TodaysVerse.net
And therefore did the Jews persecute Jesus, and sought to slay him, because he had done these things on the sabbath day.
King James Version

Meaning

Jesus had just healed a man at the Pool of Bethesda in Jerusalem who had been unable to walk for 38 years. The healing took place on the Sabbath — the Jewish holy day of rest observed from Friday evening to Saturday evening, during which Jewish law strictly prohibited work. The religious authorities (referred to here as "the Jews," meaning the Jewish religious leaders, not all Jewish people) saw Jesus' healing and his instruction to the man to carry his mat as violations of Sabbath law. Rather than celebrating a miraculous restoration, they began to persecute Jesus — to systematically oppose and pressure him. This moment marks a significant turning point in John's Gospel: organized religious opposition to Jesus becomes serious and dangerous.

Prayer

Lord, forgive me for the times I've been so committed to my expectations of you that I've missed you actually showing up. Give me eyes wide enough to see what you're doing, even when it arrives in ways I didn't plan for.
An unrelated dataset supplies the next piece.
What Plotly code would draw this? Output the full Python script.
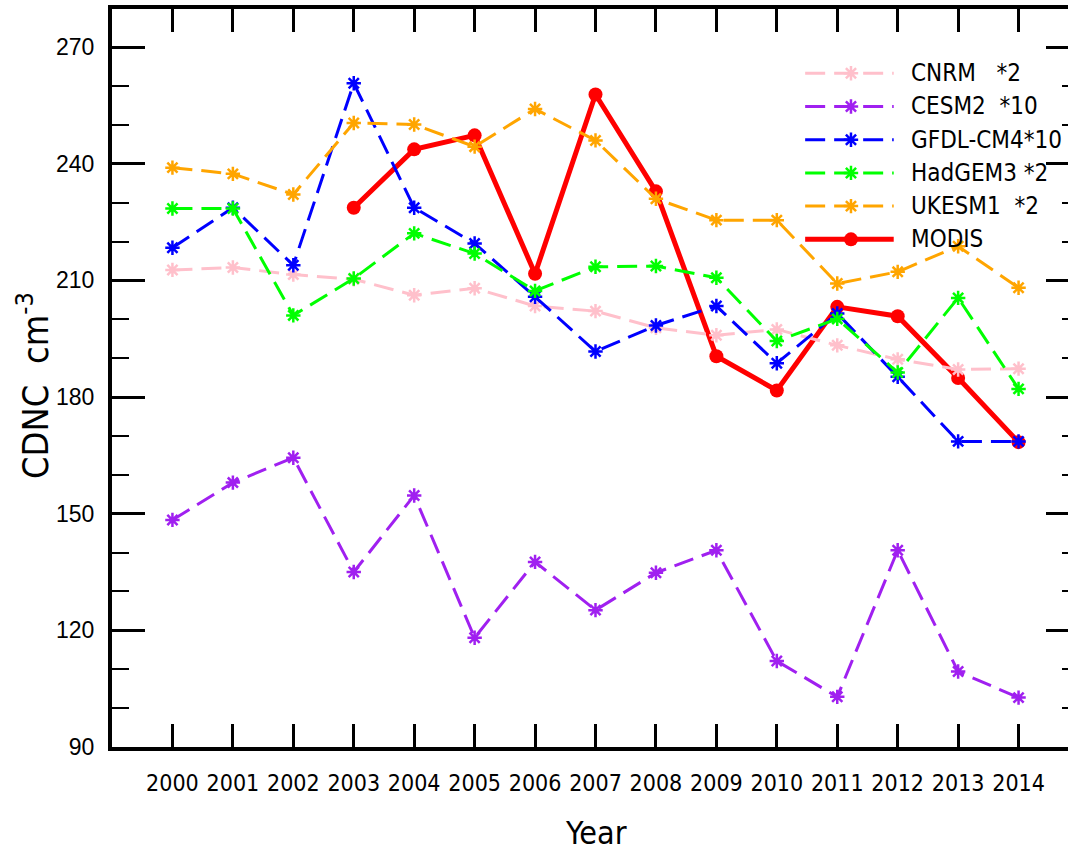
import plotly.graph_objects as go

# ---- data -----------------------------------------------------------------
years = list(range(2000, 2015))

cnrm = [212.7, 213.3, 211.5, 210.3, 206.2, 208.0, 203.4, 202.1,
        197.8, 195.9, 197.4, 193.3, 189.7, 187.1, 187.3]
cesm2 = [148.4, 158.0, 164.4, 135.0, 154.7, 118.1, 137.6, 125.2,
         134.8, 140.6, 112.1, 102.9, 140.6, 109.4, 102.7]
gfdl = [218.4, 228.7, 213.9, 260.7, 228.7, 219.5, 205.8, 191.7,
        198.4, 203.4, 188.7, 201.5, 185.2, 168.6, 168.6]
hadgem3 = [228.5, 228.5, 201.0, 210.5, 222.1, 216.9, 207.3, 213.5,
           213.7, 210.7, 194.4, 200.1, 186.3, 205.5, 182.1]
ukesm1 = [239.0, 237.4, 232.1, 250.5, 250.1, 244.4, 254.1, 246.0,
          231.0, 225.5, 225.5, 209.2, 212.2, 218.8, 208.1]
modis = [None, None, None, 228.7, 243.7, 247.3, 211.7, 257.8,
         232.9, 190.5, 181.7, 203.2, 200.8, 184.9, 168.4]

y_ticks = [90, 120, 150, 180, 210, 240, 270]

labels = ["CNRM\u00a0\u00a0\u00a0*2", "CESM2\u00a0\u00a0*10", "GFDL-CM4*10",
          "HadGEM3\u00a0*2", "UKESM1\u00a0\u00a0*2", "MODIS"]

# ---- styles ---------------------------------------------------------------
NARROW = "DejaVu Sans Condensed, sans-serif"
SANS = "Liberation Sans, Arial, sans-serif"
DASH = "20px,9px"

models = [
    (cnrm, "#FFC0CB"),
    (cesm2, "#A020F0"),
    (gfdl, "#0000FF"),
    (hadgem3, "#00FF00"),
    (ukesm1, "#FFA500"),
]
MODIS_COLOR = "#FF0000"


def star(col):
    return dict(symbol="asterisk-open", size=12, color=col,
                line=dict(color=col, width=2.5))


def dot(col):
    return dict(symbol="circle", size=14, color=col)


fig = go.Figure()

# observations drawn first so the model markers sit on top
fig.add_trace(go.Scatter(
    x=years, y=modis, mode="lines+markers", showlegend=False,
    line=dict(color=MODIS_COLOR, width=5), marker=dot(MODIS_COLOR),
))
for vals, col in models:
    fig.add_trace(go.Scatter(
        x=years, y=vals, mode="lines+markers", showlegend=False,
        line=dict(color=col, width=3, dash=DASH), marker=star(col),
    ))

# ---- hand-made legend on an overlay axis spanning [0,1] -------------------
LEG_X0, LEG_XM, LEG_X1 = 0.7168, 0.7642, 0.8084
LEG_TEXT_X = 0.8239
LEG_TOP, LEG_STEP = 0.9129, 0.0450

entries = [(c, False) for _, c in models] + [(MODIS_COLOR, True)]
for i, ((col, solid), text) in enumerate(zip(entries, labels)):
    row = LEG_TOP - i * LEG_STEP
    fig.add_trace(go.Scatter(
        x=[LEG_X0, LEG_XM, LEG_X1], y=[row] * 3, xaxis="x2", yaxis="y2",
        mode="lines", showlegend=False, hoverinfo="skip",
        line=dict(color=col, width=5 if solid else 3,
                  dash="solid" if solid else DASH),
    ))
    fig.add_trace(go.Scatter(
        x=[LEG_XM], y=[row], xaxis="x2", yaxis="y2",
        mode="markers", showlegend=False, hoverinfo="skip",
        marker=dot(col) if solid else star(col),
    ))
    fig.add_annotation(
        x=LEG_TEXT_X, y=row, xref="paper", yref="paper",
        text=text, showarrow=False, xanchor="left", yanchor="middle",
        font=dict(family=NARROW, size=24, color="black"),
    )

# ---- axes -----------------------------------------------------------------
fig.update_layout(
    width=1083, height=852,
    margin=dict(l=112, r=0, t=9, b=105),
    paper_bgcolor="white", plot_bgcolor="white",
    xaxis=dict(
        range=[1999, 2015], tickvals=years, ticktext=[str(y) for y in years],
        ticks="inside", ticklen=23, tickwidth=2.5, tickcolor="black",
        showline=True, linewidth=4, linecolor="black", mirror="ticks",
        showgrid=False, zeroline=False, ticklabelstandoff=12,
        tickfont=dict(family=NARROW, size=23, color="black"),
    ),
    yaxis=dict(
        range=[90, 279.8], tickvals=y_ticks,
        ticks="inside", ticklen=33, tickwidth=3, tickcolor="black",
        minor=dict(dtick=10, tick0=90, ticks="inside", ticklen=17,
                   tickwidth=2, tickcolor="black"),
        showline=True, linewidth=4, linecolor="black", mirror="ticks",
        showgrid=False, zeroline=False, ticklabelstandoff=9,
        tickfont=dict(family=SANS, size=23, color="black"),
    ),
    xaxis2=dict(overlaying="x", range=[0, 1], visible=False),
    yaxis2=dict(overlaying="y", range=[0, 1], visible=False),
)

fig.add_annotation(
    x=-0.081, y=0.49, xref="paper", yref="paper", showarrow=False,
    text="CDNC\u00a0\u00a0cm<sup>-3</sup>", textangle=-90,
    xanchor="center", yanchor="middle",
    font=dict(family=NARROW, size=36, color="black"),
)
fig.add_annotation(
    x=0.5, y=-0.1165, xref="paper", yref="paper", showarrow=False,
    text="Year", xanchor="center", yanchor="middle",
    font=dict(family=NARROW, size=32, color="black"),
)

fig.write_html(
    "out.html",
    post_script="document.body.style.margin='0';"
                "document.body.style.overflow='hidden';"
                "document.documentElement.style.overflow='hidden';",
)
Loosen my grip on my categories. Amen.

Reflection

Thirty-eight years. That's longer than many people are alive. A man had been lying by that pool for nearly four decades, and in a single moment, he walked. The official response wasn't wonder or gratitude or even cautious curiosity. It was a rules violation complaint. There's something almost darkly comic about it, except that it keeps happening. The Sabbath had been given as a gift — a day of rest, of drawing breath, of remembering that you are not the engine of the universe. Somehow it had become a surveillance tool. Before you dismiss the religious leaders too quickly, ask yourself honestly: where do you do this? Where have you built categories for how God is supposed to work — the right timing, the right theological packaging, the right kind of miracle — and found yourself suspicious when something good arrived outside those categories? The man by the pool hadn't asked for the right kind of healing on the right kind of day. Grace rarely fills out the paperwork correctly. The question isn't whether you have categories — it's whether your categories are serving people or just protecting your certainty.

Discussion Questions

1

The religious leaders' objection wasn't to the healing itself — it was that it happened on the Sabbath. What does that reveal about how rules, even good ones, can end up taking priority over people?

2

Can you think of a time when you were so focused on doing things "the right way" that you missed something God was actually doing in an unexpected or unconventional way?

3

The Sabbath was originally a gift from God — a day of rest and renewal. How did it become a tool of persecution in this passage? What does that warn us about how religious structures can go wrong over time?

4

The man who was healed became a source of controversy rather than celebration. When someone around you experiences a breakthrough that doesn't fit your expectations, what tends to be your first instinct — celebration or scrutiny?

5

Where in your life are you holding a rule — even a genuinely good one — that might be preventing you from recognizing what God is doing? What would it look like to hold that rule a little more loosely this week?